[The Constitutional History of England From 1760 to 1860 by Charles Duke Yonge]@TWC D-Link book
The Constitutional History of England From 1760 to 1860

CHAPTER IV
51/65

If such powers were at all times possessed by the crown, its authority would be too great for a free government to co-exist with it; but if such could not be at times conferred on the crown, its authority would be too small for its own safety or that of the people.
The arguments of the ministers were, no doubt, greatly recommended, both to the Parliament and the people in general, by the notoriety of the fact that foreign agents were in many of our large towns busily, and not unsuccessfully, engaged in propagating what were known as Jacobin doctrines.

But, even without that aid, it was clear that every government must, for the common good of all, be at times of extraordinary emergency invested with the power of suspending laws made for ordinary circumstances.

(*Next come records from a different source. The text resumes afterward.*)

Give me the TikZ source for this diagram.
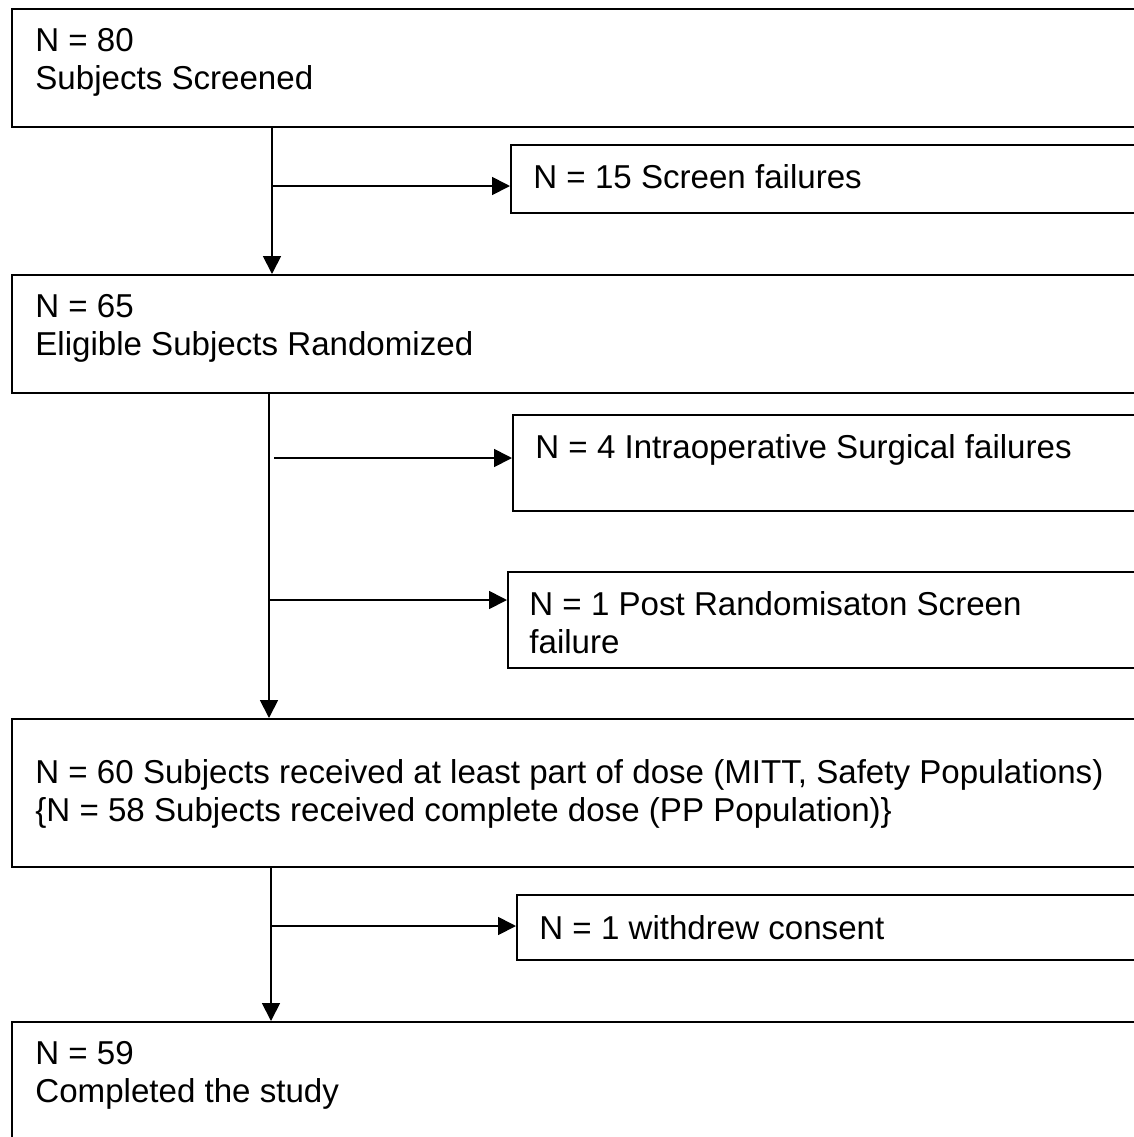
\documentclass[tikz,border=0pt]{standalone}
\usepackage{fontspec}
\setmainfont{Liberation Sans}
\usetikzlibrary{arrows.meta,positioning}

\begin{document}
\begin{tikzpicture}[x=0.5pt,y=-0.5pt,
  stagebox/.style={draw,line width=0.9pt,anchor=north west,minimum width=569.5pt,inner sep=0pt},
  sidebox/.style={draw,line width=0.9pt,anchor=north west,minimum width=320pt,inner sep=0pt},
  lbl/.style={anchor=north west,align=left,inner sep=0pt,font=\fontsize{16.55}{19}\selectfont},
  flow/.style={line width=0.9pt,-{Triangle[length=9pt,width=9pt]}}
]
  \useasboundingbox (0,0) rectangle (1134,1137);
  \clip (0,0) rectangle (1134,1137);

  % Screening
  \node[stagebox,minimum height=59pt] (box1) at (11,8) {};
  \node[lbl] (t1) at ([shift={(24,20)}]box1.north west) {N = 80\\Subjects Screened};
  \node[sidebox,minimum height=34pt] (side1) at (510,144) {};
  \node[lbl] (s1) at ([shift={(23,20)}]side1.north west) {N = 15 Screen failures};

  % Randomisation
  \node[stagebox,minimum height=59pt] (box2) at (11,274) {};
  \node[lbl] (t2) at ([shift={(24,20)}]box2.north west) {N = 65\\Eligible Subjects Randomized};
  \node[sidebox,minimum height=48pt] (side2) at (512,414) {};
  \node[lbl] (s2) at ([shift={(23,20)}]side2.north west) {N = 4 Intraoperative Surgical failures};
  \node[sidebox,minimum height=48pt] (side3) at (507,571) {};
  \node[lbl] (s3) at ([shift={(22,20)}]side3.north west) {N = 1 Post Randomisaton Screen\\failure};

  % Dosing
  \node[stagebox,minimum height=74pt] (box3) at (11,718) {};
  \node[lbl] (t3) at ([shift={(24,41)}]box3.north west) {N = 60 Subjects received at least part of dose (MITT, Safety Populations)\\\{N = 58 Subjects received complete dose (PP Population)\}};
  \node[sidebox,minimum height=32.5pt] (side4) at (516,894) {};
  \node[lbl] (s4) at ([shift={(23,21)}]side4.north west) {N = 1 withdrew consent};

  % Completion
  \node[stagebox,minimum height=75pt] (box4) at (11,1021) {};
  \node[lbl] (t4) at ([shift={(24,20)}]box4.north west) {N = 59\\Completed the study};

  % Connecting arrows
  \coordinate (j1) at (272,186);
  \coordinate (j2) at (274,458);
  \coordinate (j3) at (269,600);
  \coordinate (j4) at (271,926);
  \draw[flow] (box1.south -| j1) -- (box2.north -| j1);
  \draw[flow] (j1) -- (side1.west |- j1);
  \draw[flow] (box2.south -| j3) -- (box3.north -| j3);
  \draw[flow] (j2) -- (side2.west |- j2);
  \draw[flow] (j3) -- (side3.west |- j3);
  \draw[flow] (box3.south -| j4) -- (box4.north -| j4);
  \draw[flow] (j4) -- (side4.west |- j4);
\end{tikzpicture}
\end{document}
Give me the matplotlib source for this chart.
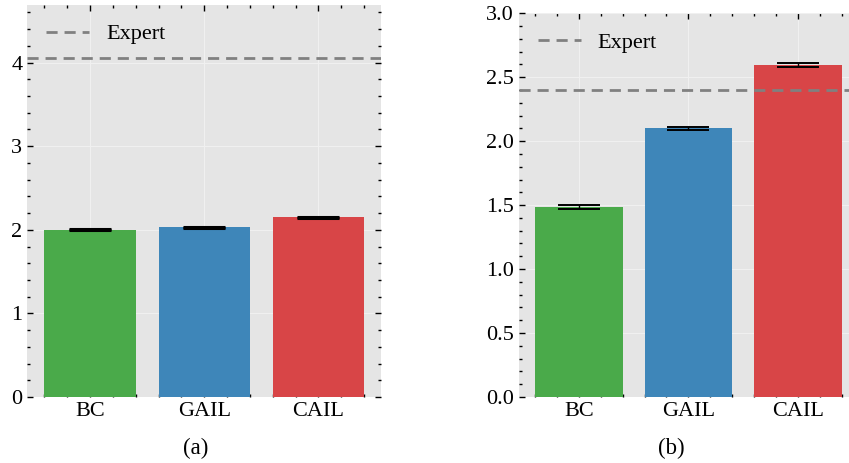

And what would be an intolerable evil, if the supreme magistrate took upon himself to exercise it, ceases to be one when the right to exercise it is conferred by the nation itself in Parliament.

If the bill did, as was argued, suspend the _Habeas Corpus_ Act, that statute had been enacted by Parliament, and therefore for Parliament, in a case of necessity, to suspend its operation was clearly within the spirit of the constitution.
The bills affecting our own fellow-subjects were still more warmly contested.

One was known as the Traitorous Correspondence Bill, which, according to Lord Campbell, was suggested by Lord Loughborough, who had lately become Lord Chancellor.